Compound interest is a simple concept: it is interest that is paid on interest. When you are saving money, compound interest works in your favour. However, if you are in debt, it can be a nightmare.
Here’s a primer as to how it works, simplified. First, let’s establish a basic status quo:
- You owe £1,000 on a credit card.
- Your credit card APR adds £10 in interest to your credit card balance each month.
- Your minimum payment to your credit card is £20
Here’s how the above simplified figures work are influenced by compound interest:
- In January, your credit card bill is £1,000.

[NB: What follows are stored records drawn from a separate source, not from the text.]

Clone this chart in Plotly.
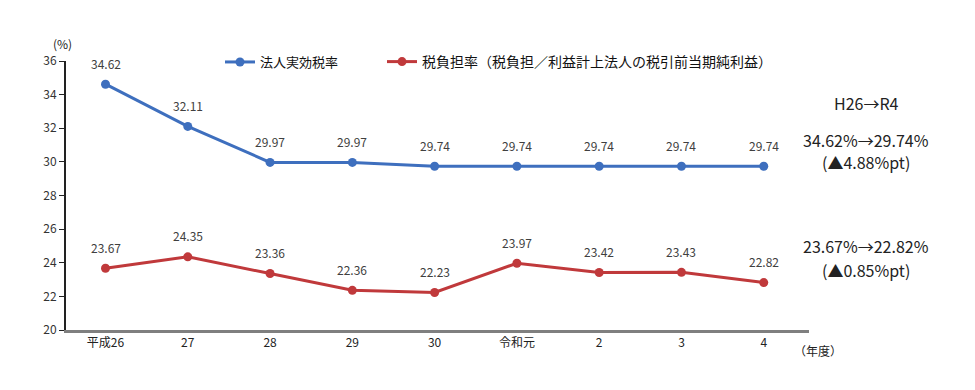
import plotly.graph_objects as go

categories = ["平成26", "27", "28", "29", "30", "令和元", "2", "3", "4"]
effective_rate = [34.62, 32.11, 29.97, 29.97, 29.74, 29.74, 29.74, 29.74, 29.74]
burden_rate = [23.67, 24.35, 23.36, 22.36, 22.23, 23.97, 23.42, 23.43, 22.82]
name_eff = "法人実効税率"
name_bur = "税負担率（税負担／利益計上法人の税引前当期純利益）"
y_ticks = [20, 22, 24, 26, 28, 30, 32, 34, 36]

BLUE = "#3E6FBE"
RED = "#C0393B"
FONT = "Noto Sans CJK JP"

fig = go.Figure()
for name, vals, col, lg in [(name_eff, effective_rate, BLUE, "legend"), (name_bur, burden_rate, RED, "legend2")]:
    fig.add_trace(go.Scatter(
        x=list(range(len(categories))), y=vals, name=name, mode="lines+markers",
        line=dict(color=col, width=3), marker=dict(color=col, size=9), legend=lg,
    ))
    for i, v in enumerate(vals):
        fig.add_annotation(x=i, y=v, text=f"{v:.2f}", showarrow=False, yshift=21,
                           font=dict(size=12, color="#404040", family=FONT))

right_notes = [("H26→R4", 103), ("34.62%→29.74%", 140), ("(▲4.88%pt)", 162),
               ("23.67%→22.82%", 246), ("(▲0.85%pt)", 270)]
for t, ypx in right_notes:
    fig.add_annotation(xref="paper", yref="paper", x=(866 - 66) / 743, y=(330 - ypx) / 269,
                       text=t, showarrow=False, xanchor="center", yanchor="middle",
                       font=dict(size=16, color="#222222", family=FONT))

fig.add_annotation(xref="paper", yref="paper", x=-4 / 743, y=(330 - 44) / 269, text="(%)",
                   showarrow=False, xanchor="center", yanchor="middle",
                   font=dict(size=12, color="#222222", family=FONT))
fig.add_annotation(xref="paper", yref="paper", x=(818 - 66) / 743, y=-(350 - 330) / 269,
                   text="（年度）", showarrow=False, xanchor="center", yanchor="middle",
                   font=dict(size=12, color="#222222", family=FONT))

legend_common = dict(orientation="h", y=(330 - 62) / 269, xanchor="left", yanchor="middle",
                     bgcolor="rgba(0,0,0,0)")

fig.update_layout(
    width=975, height=390,
    margin=dict(l=66, r=166, t=61, b=60, autoexpand=False),
    plot_bgcolor="white", paper_bgcolor="white",
    font=dict(family=FONT, size=12, color="#333333"),
    showlegend=True,
    legend=dict(x=(220 - 66) / 743, font=dict(size=13, color="#111111", family=FONT), **legend_common),
    legend2=dict(x=(382 - 66) / 743, font=dict(size=14, color="#111111", family=FONT), **legend_common),
    xaxis=dict(range=[-0.48, 8.55], tickvals=list(range(len(categories))), ticktext=categories,
               showgrid=False, showline=True, zeroline=False,
               linecolor="#7F7F7F", linewidth=3, ticks="", tickfont=dict(size=12, color="#222222"),
               automargin=False),
    yaxis=dict(range=[20, 36], tickvals=y_ticks, showgrid=False, showline=True, linecolor="#222222",
               linewidth=2, ticks="outside", ticklen=5, tickcolor="#222222",
               tickfont=dict(size=12, color="#333333"), zeroline=False, automargin=False),
)

fig.write_html("out.html", post_script="document.body.style.margin='0';",
               config={"displayModeBar": False})
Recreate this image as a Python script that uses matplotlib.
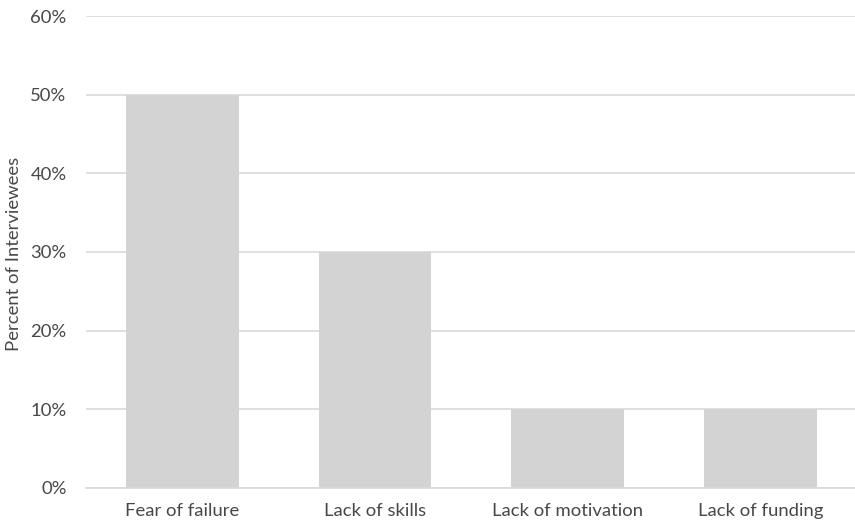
import matplotlib
matplotlib.use("Agg")
import matplotlib.pyplot as plt
from matplotlib.ticker import PercentFormatter

categories = ["Fear of failure", "Lack of skills", "Lack of motivation", "Lack of funding"]
percent_values = [50, 30, 10, 10]
y_ticks = [0, 10, 20, 30, 40, 50, 60]

plt.rcParams["font.family"] = ["Lato", "DejaVu Sans"]
text_color = "#474747"
font_size = 13.3

fig = plt.figure(figsize=(8.55, 5.25), dpi=100)
ax = fig.add_axes([0.1006, 0.0705, 0.9017, 0.899])

x = range(len(categories))
ax.bar(x, percent_values, width=0.585, color="#d3d3d3", zorder=2)

ax.set_xlim(-0.5, len(categories) - 0.5)
ax.set_ylim(0, 60)
ax.set_yticks(y_ticks)
ax.yaxis.set_major_formatter(PercentFormatter(decimals=0))
ax.set_xticks(list(x))
ax.set_xticklabels(categories)

ax.grid(axis="y", color="#d9d9d9", linewidth=1.2, zorder=0)
for side in ("top", "right", "left"):
    ax.spines[side].set_visible(False)
ax.spines["bottom"].set_color("#d9d9d9")
ax.spines["bottom"].set_linewidth(1.2)
ax.spines["bottom"].set_zorder(3)

ax.tick_params(axis="both", length=0, colors=text_color, labelsize=font_size)
ax.tick_params(axis="y", pad=14)
ax.tick_params(axis="x", pad=11)

# Axis title placed in figure coordinates so it sits close to the left edge
fig.text(0.0165, 0.517, "Percent of Interviewees", rotation=90,
         ha="center", va="center", color=text_color, fontsize=font_size)

fig.savefig("out.png", dpi=100)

- You pay your £20 minimum payment
- This should mean that, in February, your credit card bill is £980
- However, your credit card company is going to add £10 of interest
- So your February bill is actually for £990
- You have therefore effectively “lost” £10
- To actually reduce your balance by £20, you would have to pay £30 due to compound interest
The above figures are an example, and will vary hugely depending on your APR and your minimum payment. If you are in debt, it is well worth calculating the impact of compound interest to see just how much this practice is costing you. When you know how compound interest is influencing the amount you owe, you should be able formulate a debt management strategy that ensures you are always paying off your balance, rather than just the interest.
By deepening your knowledge of the above areas, your personal financial outlook can be hugely improved. While researching financial areas may not be the most interesting of tasks you undertake, it could well be the most important.